President-elect of El Salvador has put his weight behind Venezuela's opposition leader Juan Guaido

Beyza Binnur Dönmez   | 05.02.2019
PROFILE - Nayib Bukele: Anti-Maduro leader of El Salvador President-elect of El Salvador, Nayib Bukele


By Beyza Binnur Donmez


Venezuelan leader Nicolas Maduro has lost another ally in Latin America after presidential elections in El Salvador.

Nayib Bukele won 54 percent of the votes in Sunday's polls.

Unlike the ex-president who attended the oath-taking ceremony of Maduro, the president-elect calls him a dictator.

"Dictators like Maduro in Venezuela, Ortega in Nicaragua and Juan Orlando in Honduras, will never have any legitimacy because they remain in power by force and they do not respect the will of their people. A Dictator is a dictator.
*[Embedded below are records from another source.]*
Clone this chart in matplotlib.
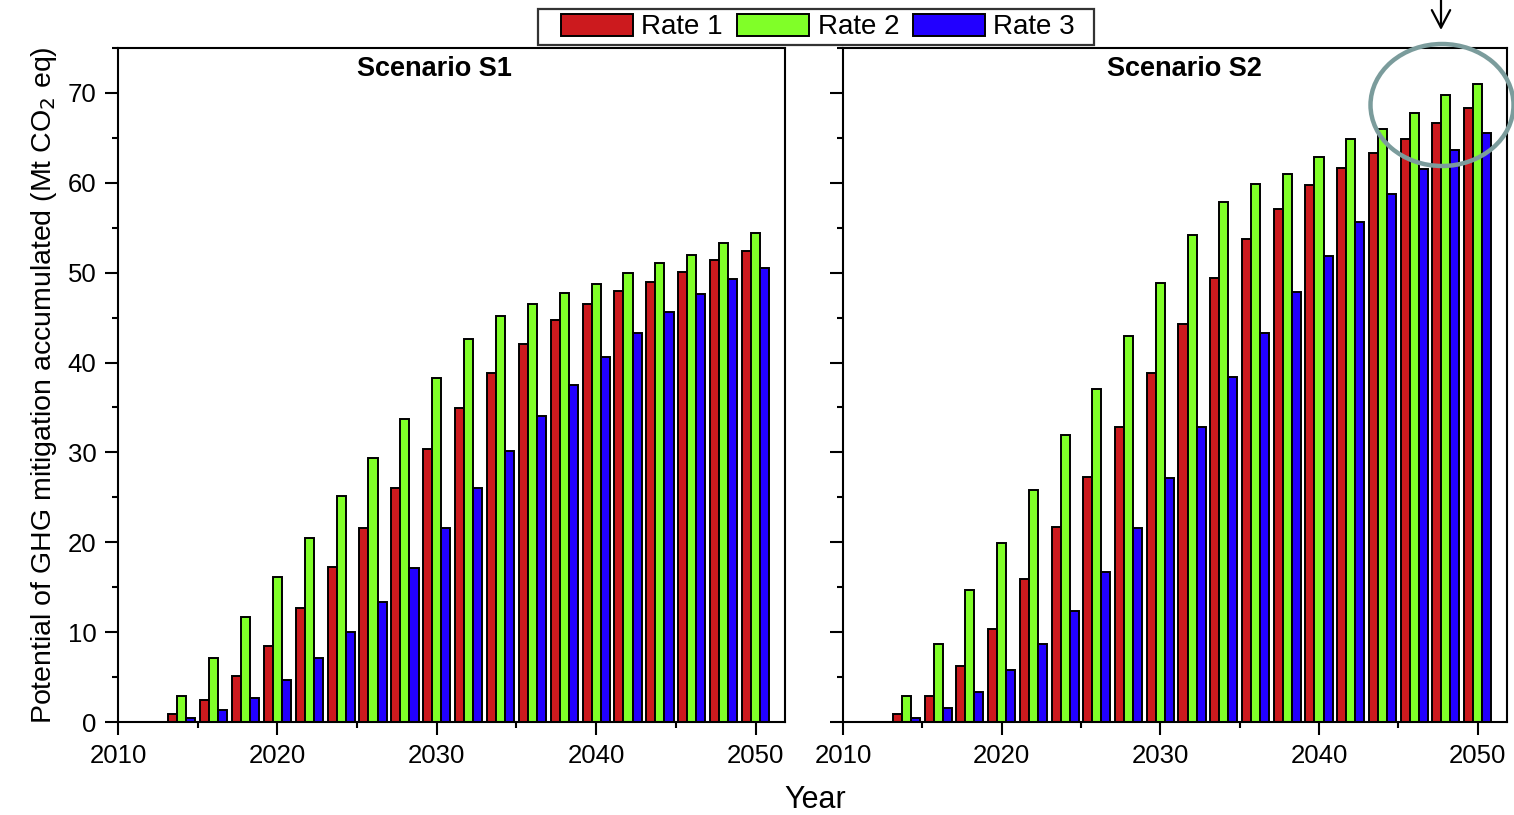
import matplotlib.pyplot as plt
from matplotlib.patches import Ellipse, Rectangle
from matplotlib.ticker import MultipleLocator
import numpy as np

plt.rcParams['font.family'] = ['Liberation Sans', 'DejaVu Sans']

years = [2014, 2016, 2018, 2020, 2022, 2024, 2026, 2028, 2030, 2032,
         2034, 2036, 2038, 2040, 2042, 2044, 2046, 2048, 2050]

# Scenario S1 (Mt CO2 eq, accumulated)
s1_rate1 = [0.85, 2.5, 5.1, 8.5, 12.7, 17.2, 21.6, 26.0, 30.4, 34.9,
            38.8, 42.1, 44.7, 46.5, 48.0, 49.0, 50.1, 51.4, 52.4]
s1_rate2 = [2.85, 7.1, 11.7, 16.1, 20.5, 25.1, 29.4, 33.7, 38.3, 42.6,
            45.2, 46.5, 47.7, 48.7, 50.0, 51.1, 52.0, 53.3, 54.4]
s1_rate3 = [0.45, 1.35, 2.7, 4.7, 7.1, 10.0, 13.3, 17.1, 21.6, 26.0,
            30.2, 34.0, 37.5, 40.6, 43.3, 45.6, 47.6, 49.3, 50.5]

# Scenario S2
s2_rate1 = [0.85, 2.85, 6.2, 10.4, 15.9, 21.7, 27.3, 32.8, 38.8, 44.3,
            49.4, 53.8, 57.1, 59.8, 61.7, 63.3, 64.9, 66.7, 68.3]
s2_rate2 = [2.85, 8.7, 14.7, 19.9, 25.8, 31.9, 37.0, 42.9, 48.9, 54.2,
            57.9, 59.9, 61.0, 62.9, 64.9, 66.0, 67.8, 69.8, 71.0]
s2_rate3 = [0.45, 1.6, 3.3, 5.8, 8.7, 12.4, 16.7, 21.6, 27.2, 32.8,
            38.4, 43.3, 47.8, 51.9, 55.6, 58.7, 61.5, 63.7, 65.5]

rate_labels = ['Rate 1', 'Rate 2', 'Rate 3']
rate_colors = ['#cc1a1e', '#80ff28', '#2200ff']

scenarios = [
    ('Scenario S1', [s1_rate1, s1_rate2, s1_rate3], 0.475),
    ('Scenario S2', [s2_rate1, s2_rate2, s2_rate3], 0.514),
]

W, H = 1514, 815
fig = plt.figure(figsize=(W / 100, H / 100), dpi=100)
ax1 = fig.add_axes([118 / W, 1 - 722 / H, 667 / W, 674 / H])
ax2 = fig.add_axes([843 / W, 1 - 722 / H, 664 / W, 674 / H])

width = 0.57
x = np.array(years)
for ax, (title, series, tx) in zip([ax1, ax2], scenarios):
    bars = []
    for k, (vals, color) in enumerate(zip(series, rate_colors)):
        b = ax.bar(x + (k - 1) * width, vals, width=width, color=color,
                   edgecolor='black', linewidth=1.4, zorder=2)
        bars.append(b)
    ax.set_xlim(2010, 2051.85)
    ax.set_ylim(0, 75)
    ax.xaxis.set_major_locator(MultipleLocator(10))
    ax.xaxis.set_minor_locator(MultipleLocator(5))
    ax.yaxis.set_major_locator(MultipleLocator(10))
    ax.yaxis.set_minor_locator(MultipleLocator(5))
    ax.tick_params(which='major', direction='out', length=9.5, width=1.5,
                   labelsize=18.5, pad=6)
    ax.tick_params(which='minor', direction='out', length=4.5, width=1.5)
    ax.tick_params(top=False, right=False)
    for sp in ax.spines.values():
        sp.set_linewidth(1.5)
    ax.text(tx, 0.988, title, transform=ax.transAxes, ha='center', va='top',
            fontsize=19.5, fontweight='bold')

ax2.tick_params(labelleft=False)
ax1.set_ylabel('Potential of GHG mitigation accumulated (Mt CO$_2$ eq)',
               fontsize=20.5, labelpad=6)
fig.text(815 / W, 1 - 800 / H, 'Year', ha='center', va='center', fontsize=22)

# legend entries, with a box drawn around them
fig.legend(bars, rate_labels, loc='center', bbox_to_anchor=(818 / W, 1 - 27 / H),
           ncol=3, fontsize=20, frameon=False,
           handlelength=2.6, handleheight=0.85, handletextpad=0.3,
           columnspacing=0.5, borderpad=0.1, borderaxespad=0)
fig.patches.append(Rectangle((538 / W, 1 - 45 / H), 556 / W, 36 / H,
                             transform=fig.transFigure, fill=False,
                             edgecolor='#333333', linewidth=1.6))

# highlight around the last S2 groups
ring = Ellipse((1442 / W, 1 - 105 / H), 143 / W, 122 / H,
               transform=fig.transFigure, fill=False, edgecolor='#7b9c9c',
               linewidth=3.2, zorder=10)
fig.patches.append(ring)
ax2.annotate('', xy=(1441 / W, 1 - 30 / H), xycoords='figure fraction',
             xytext=(1441 / W, 1.0), textcoords='figure fraction',
             arrowprops=dict(arrowstyle='->,head_width=0.22,head_length=0.42',
                             color='black', lw=1.6, mutation_scale=30,
                             shrinkA=0, shrinkB=0),
             annotation_clip=False)

fig.savefig('out.png', dpi=100)
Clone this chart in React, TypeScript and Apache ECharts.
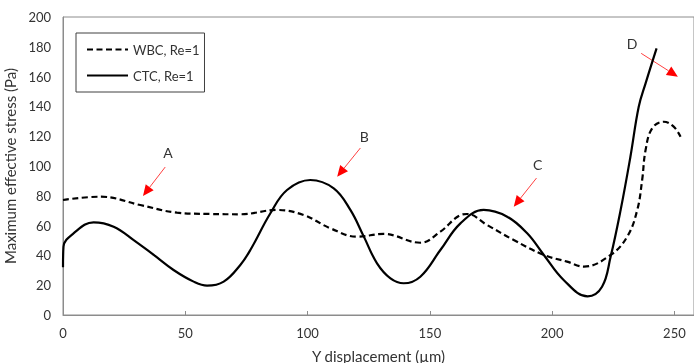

From right or from left," said Bukele in a tweet after Venezuelan opposition leader Juan Guaido declared himself interim president in late January.

Guaido returned the gesture saying a new stage of relations based on the highest democratic values between the two countries will begin.

Venezuela has been rocked by protests since Jan. 10 when Maduro was sworn in for a second term following a vote boycotted by the opposition.

Tensions climbed across the South American country when opposition leader Guaido declared himself the acting president on Jan. 23.

The world has split into two camps over the ongoing government crisis in Venezuela.  

Fresh face in El Salvador

Bukele, a Salvadoran politician and businessman of Palestinian descent, was born on July 24,1981 in San Salvador. His father was also a prominent businessman and a local imam.

He traces his origin back to a family that immigrated to the Central American country from Palestine at the beginning of the 20th century.

Bukele was already running a company at a very young age of 18.

He was elected as mayor of San Salvador’s southern Nuevo Cuscatlan on March 11, 2012. Three years later, he became the mayor of San Salvador municipality.

His started his political career with the left-wing Farabundo Martí National Liberation Front, but became a dissident forming the right-wing Grand Alliance for National Unity, which emerged victorious in the Sunday vote.

Bukele’s election campaign for presidency included promises to fight corruption and end gang violence.

His victory ended a quarter of a century of two-party dominance in the country.